As several Democratic states take steps to withdraw mask mandates and growing impatience across the United States to relax measures and move toward pre-pandemic normalcy, the White House said Wednesday it is beginning to prepare for a less restrictive phase of the national response to the coronavirus pandemic. White House pandemic response coordinator Jeff Zients said they have begun consultations with state and local leaders and public health officials about “the steps we need to take to keep the country moving forward.” His comments come as several states have eased their restrictions.
Governors and local school officials have been pushing for weeks for clear guidelines to loosen or end restrictions, but federal officials have been slow to announce potential changes. That has led to a disparate series of local and state policies that differ greatly from place to place.
“We’re working on those guidelines,” Centers for Disease Control and Prevention Director Dr. Rochelle Walensky said Wednesday. “Although we have been encouraged by current trends, we are not ready yet.COVID-19 cases and hospitalizations have dropped sharply since peaking this year due to the highly contagious omicron variant. The vast majority of Americans are now protected by booster doses.
The CDC’s guideline remains to wear masks indoors in places “of substantial or elevated transmission” of the virus, which as of Wednesday was nationwide except for 14 rural counties. State and local leaders, however, have announced plans to relax restrictions in the coming weeks as cases drop, citing the protections offered by vaccines and the increasing availability of home tests and therapies for those who get sick. Many of the restrictions were lifted earlier this year but were restored due to the wave of omicron infections.

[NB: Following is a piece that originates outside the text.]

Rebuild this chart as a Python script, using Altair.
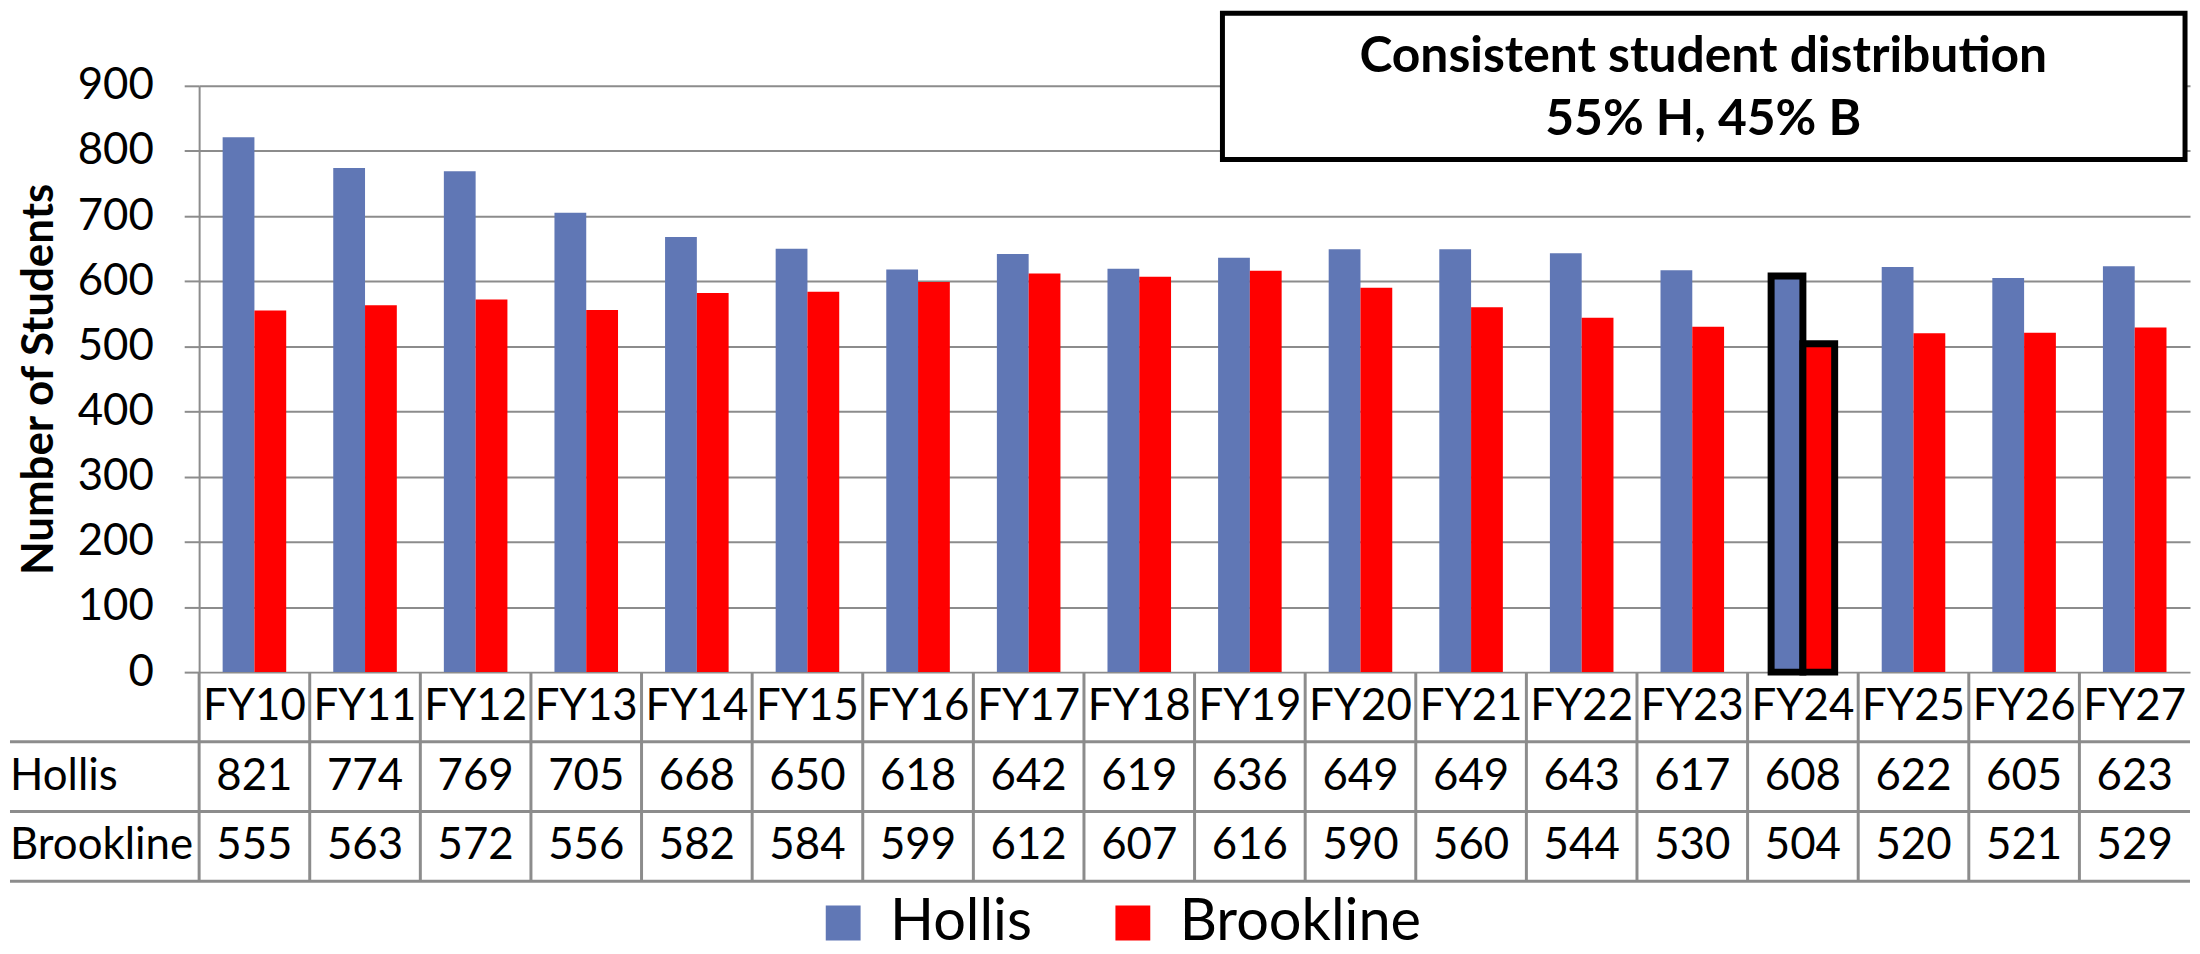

This week, New Jersey, Connecticut, and Delaware announced plans to lift state mask requirements in schools. Massachusetts officials said Wednesday that the state will do the same starting Feb. 28. New York Gov. Kathy Hochul announced that the state will end the mask mandate at most indoor sites, but will maintain the rule in schools.
At this point in the coronavirus pandemic, in the United States, local mandates on mask-wearing are disappearing as quickly as toilet paper did from supermarket shelves two years ago. Nationally, the guidance on wearing masks remains, at least for now. So, should you wear a mask or not? Infectious disease experts have some tips for anywhere you live. The obligation to wear a mask depends on where you live in the United States. Whether or not you should use it is an entirely different question, experts say.
About one-fifth of states have never mandated masks. Some states with more conservative governors, such as Florida, punished schools that mandated masks by withholding funding, even when COVID-19 cases were at record levels.Officials in Illinois, New Jersey, Connecticut, Delaware, and California — states that had stricter mask rules — announced this week that as cases drop significantly in their areas, people will soon be able to get rid of masks if they wish.
Some public health experts think now is the right time to eliminate mandates, especially in highly vaccinated communities.